- Job:
Begin at the first line of the data and copy each line through the one containing "0.052, 0.054, 0.056, 0.058, 0.060];", that line included, with no pictures.

· · ·

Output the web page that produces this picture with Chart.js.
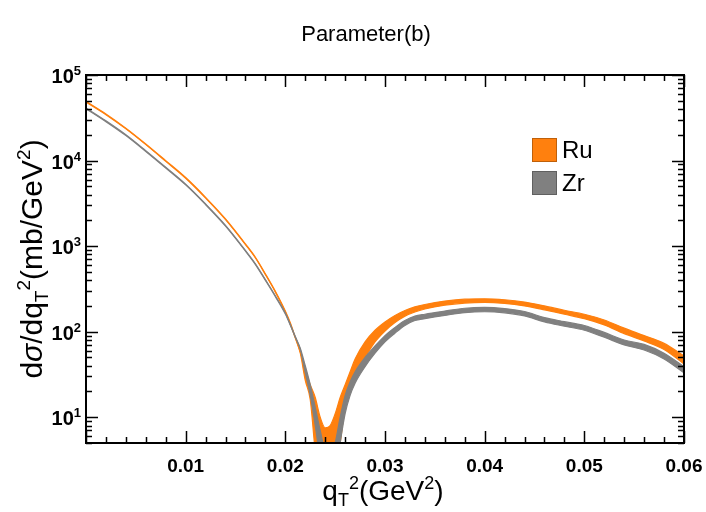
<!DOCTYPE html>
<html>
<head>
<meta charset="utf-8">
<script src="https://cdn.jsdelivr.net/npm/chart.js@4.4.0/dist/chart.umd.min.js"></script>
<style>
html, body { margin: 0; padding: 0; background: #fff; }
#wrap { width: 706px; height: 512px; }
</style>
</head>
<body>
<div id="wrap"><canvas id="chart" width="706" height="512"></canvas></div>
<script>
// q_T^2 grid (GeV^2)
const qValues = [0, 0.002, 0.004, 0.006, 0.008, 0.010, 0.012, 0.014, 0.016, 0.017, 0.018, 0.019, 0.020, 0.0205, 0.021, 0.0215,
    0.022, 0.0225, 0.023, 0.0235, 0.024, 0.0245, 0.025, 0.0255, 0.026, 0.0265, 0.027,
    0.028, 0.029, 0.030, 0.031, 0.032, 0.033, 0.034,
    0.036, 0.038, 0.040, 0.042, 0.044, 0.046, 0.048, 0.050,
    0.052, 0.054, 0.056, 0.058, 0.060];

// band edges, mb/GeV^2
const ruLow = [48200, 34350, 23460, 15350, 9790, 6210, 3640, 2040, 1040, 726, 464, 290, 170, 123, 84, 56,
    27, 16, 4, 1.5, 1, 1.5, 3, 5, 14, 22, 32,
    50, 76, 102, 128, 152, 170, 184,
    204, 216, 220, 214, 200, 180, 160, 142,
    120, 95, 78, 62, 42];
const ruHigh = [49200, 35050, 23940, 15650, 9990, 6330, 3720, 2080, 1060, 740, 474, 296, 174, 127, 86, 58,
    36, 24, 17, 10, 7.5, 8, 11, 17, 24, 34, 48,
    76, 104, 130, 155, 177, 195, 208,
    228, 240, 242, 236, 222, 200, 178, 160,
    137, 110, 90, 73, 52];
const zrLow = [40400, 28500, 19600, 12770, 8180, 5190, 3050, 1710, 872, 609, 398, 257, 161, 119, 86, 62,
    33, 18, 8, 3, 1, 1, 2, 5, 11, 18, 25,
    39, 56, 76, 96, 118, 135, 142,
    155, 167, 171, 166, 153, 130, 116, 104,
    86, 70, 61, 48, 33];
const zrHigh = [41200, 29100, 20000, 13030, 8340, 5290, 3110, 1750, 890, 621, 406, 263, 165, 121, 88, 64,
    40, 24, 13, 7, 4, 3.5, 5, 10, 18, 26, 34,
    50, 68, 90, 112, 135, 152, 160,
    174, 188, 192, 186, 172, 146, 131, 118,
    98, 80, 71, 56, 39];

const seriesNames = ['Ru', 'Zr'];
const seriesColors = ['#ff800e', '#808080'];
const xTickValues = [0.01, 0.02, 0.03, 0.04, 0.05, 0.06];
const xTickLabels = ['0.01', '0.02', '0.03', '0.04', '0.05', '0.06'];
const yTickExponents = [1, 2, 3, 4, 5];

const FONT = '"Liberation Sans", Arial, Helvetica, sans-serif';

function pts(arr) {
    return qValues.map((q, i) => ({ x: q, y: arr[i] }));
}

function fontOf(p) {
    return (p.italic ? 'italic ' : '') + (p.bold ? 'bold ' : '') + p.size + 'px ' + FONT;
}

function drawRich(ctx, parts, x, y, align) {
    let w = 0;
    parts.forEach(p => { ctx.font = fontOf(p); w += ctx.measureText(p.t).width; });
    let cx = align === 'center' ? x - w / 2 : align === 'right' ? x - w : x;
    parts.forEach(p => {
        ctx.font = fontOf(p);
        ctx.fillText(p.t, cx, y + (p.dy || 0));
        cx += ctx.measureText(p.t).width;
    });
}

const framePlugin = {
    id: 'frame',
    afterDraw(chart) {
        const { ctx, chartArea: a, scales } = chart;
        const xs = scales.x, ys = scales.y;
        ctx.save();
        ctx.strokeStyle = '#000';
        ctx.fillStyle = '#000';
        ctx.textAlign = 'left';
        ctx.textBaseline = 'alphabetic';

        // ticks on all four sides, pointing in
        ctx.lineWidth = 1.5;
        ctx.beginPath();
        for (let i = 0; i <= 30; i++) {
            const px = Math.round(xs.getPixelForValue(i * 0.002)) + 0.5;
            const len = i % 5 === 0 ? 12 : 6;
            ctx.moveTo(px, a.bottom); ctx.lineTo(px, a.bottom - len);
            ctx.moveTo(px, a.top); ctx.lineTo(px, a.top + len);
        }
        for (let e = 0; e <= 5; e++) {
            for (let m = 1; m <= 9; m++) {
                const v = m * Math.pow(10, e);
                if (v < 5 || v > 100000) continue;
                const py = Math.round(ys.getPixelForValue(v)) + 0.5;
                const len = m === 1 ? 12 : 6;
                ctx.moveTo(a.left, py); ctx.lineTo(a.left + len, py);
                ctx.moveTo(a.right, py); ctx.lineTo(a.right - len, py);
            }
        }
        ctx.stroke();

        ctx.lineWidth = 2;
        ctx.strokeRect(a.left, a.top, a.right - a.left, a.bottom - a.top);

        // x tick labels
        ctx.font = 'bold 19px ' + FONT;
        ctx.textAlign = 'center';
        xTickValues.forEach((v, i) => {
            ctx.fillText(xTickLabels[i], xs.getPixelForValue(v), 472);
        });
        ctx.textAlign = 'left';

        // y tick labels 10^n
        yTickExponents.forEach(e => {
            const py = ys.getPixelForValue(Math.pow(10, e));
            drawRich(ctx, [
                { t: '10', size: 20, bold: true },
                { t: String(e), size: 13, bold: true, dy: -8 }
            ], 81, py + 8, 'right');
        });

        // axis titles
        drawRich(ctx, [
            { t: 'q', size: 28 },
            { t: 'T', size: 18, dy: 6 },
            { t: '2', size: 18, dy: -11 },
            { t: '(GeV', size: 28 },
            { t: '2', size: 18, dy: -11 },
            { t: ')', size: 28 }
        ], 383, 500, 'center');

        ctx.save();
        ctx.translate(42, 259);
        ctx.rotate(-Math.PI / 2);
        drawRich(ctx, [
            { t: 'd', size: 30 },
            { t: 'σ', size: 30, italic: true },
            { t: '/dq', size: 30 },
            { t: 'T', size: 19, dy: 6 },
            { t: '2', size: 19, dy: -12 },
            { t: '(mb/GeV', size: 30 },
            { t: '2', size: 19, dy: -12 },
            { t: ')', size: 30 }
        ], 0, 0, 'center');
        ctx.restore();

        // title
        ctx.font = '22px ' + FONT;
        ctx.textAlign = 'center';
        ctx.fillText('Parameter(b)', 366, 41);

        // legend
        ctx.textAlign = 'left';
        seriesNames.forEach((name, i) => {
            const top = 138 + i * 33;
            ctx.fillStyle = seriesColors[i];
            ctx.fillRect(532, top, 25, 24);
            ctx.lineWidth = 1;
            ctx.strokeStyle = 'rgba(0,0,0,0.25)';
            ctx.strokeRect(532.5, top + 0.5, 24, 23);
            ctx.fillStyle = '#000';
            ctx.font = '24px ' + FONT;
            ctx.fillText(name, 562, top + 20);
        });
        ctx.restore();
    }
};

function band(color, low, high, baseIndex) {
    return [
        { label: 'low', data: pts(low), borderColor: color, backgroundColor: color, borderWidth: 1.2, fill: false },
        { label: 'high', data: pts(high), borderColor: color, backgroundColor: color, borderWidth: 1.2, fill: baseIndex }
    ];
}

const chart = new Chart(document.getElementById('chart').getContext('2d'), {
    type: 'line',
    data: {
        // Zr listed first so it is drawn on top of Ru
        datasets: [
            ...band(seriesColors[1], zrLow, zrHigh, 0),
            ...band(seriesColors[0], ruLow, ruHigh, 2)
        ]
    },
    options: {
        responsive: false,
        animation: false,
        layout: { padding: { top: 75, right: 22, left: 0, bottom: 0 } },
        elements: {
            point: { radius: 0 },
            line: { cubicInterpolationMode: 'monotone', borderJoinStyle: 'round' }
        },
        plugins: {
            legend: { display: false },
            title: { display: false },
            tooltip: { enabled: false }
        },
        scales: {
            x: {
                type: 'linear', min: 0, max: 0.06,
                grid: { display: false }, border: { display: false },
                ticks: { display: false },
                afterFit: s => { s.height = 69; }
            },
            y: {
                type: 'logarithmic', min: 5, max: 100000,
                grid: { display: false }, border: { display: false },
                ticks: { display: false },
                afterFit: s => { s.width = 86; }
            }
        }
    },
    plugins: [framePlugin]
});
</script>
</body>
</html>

· · ·

- Correct result:
Output the web page that produces this picture with Chart.js.
<!DOCTYPE html>
<html>
<head>
<meta charset="utf-8">
<script src="https://cdn.jsdelivr.net/npm/chart.js@4.4.0/dist/chart.umd.min.js"></script>
<style>
html, body { margin: 0; padding: 0; background: #fff; }
#wrap { width: 706px; height: 512px; }
</style>
</head>
<body>
<div id="wrap"><canvas id="chart" width="706" height="512"></canvas></div>
<script>
// q_T^2 grid (GeV^2)
const qValues = [0, 0.002, 0.004, 0.006, 0.008, 0.010, 0.012, 0.014, 0.016, 0.017, 0.018, 0.019, 0.020, 0.0205, 0.021, 0.0215,
    0.022, 0.0225, 0.023, 0.0235, 0.024, 0.0245, 0.025, 0.0255, 0.026, 0.0265, 0.027,
    0.028, 0.029, 0.030, 0.031, 0.032, 0.033, 0.034,
    0.036, 0.038, 0.040, 0.042, 0.044, 0.046, 0.048, 0.050,
    0.052, 0.054, 0.056, 0.058, 0.060];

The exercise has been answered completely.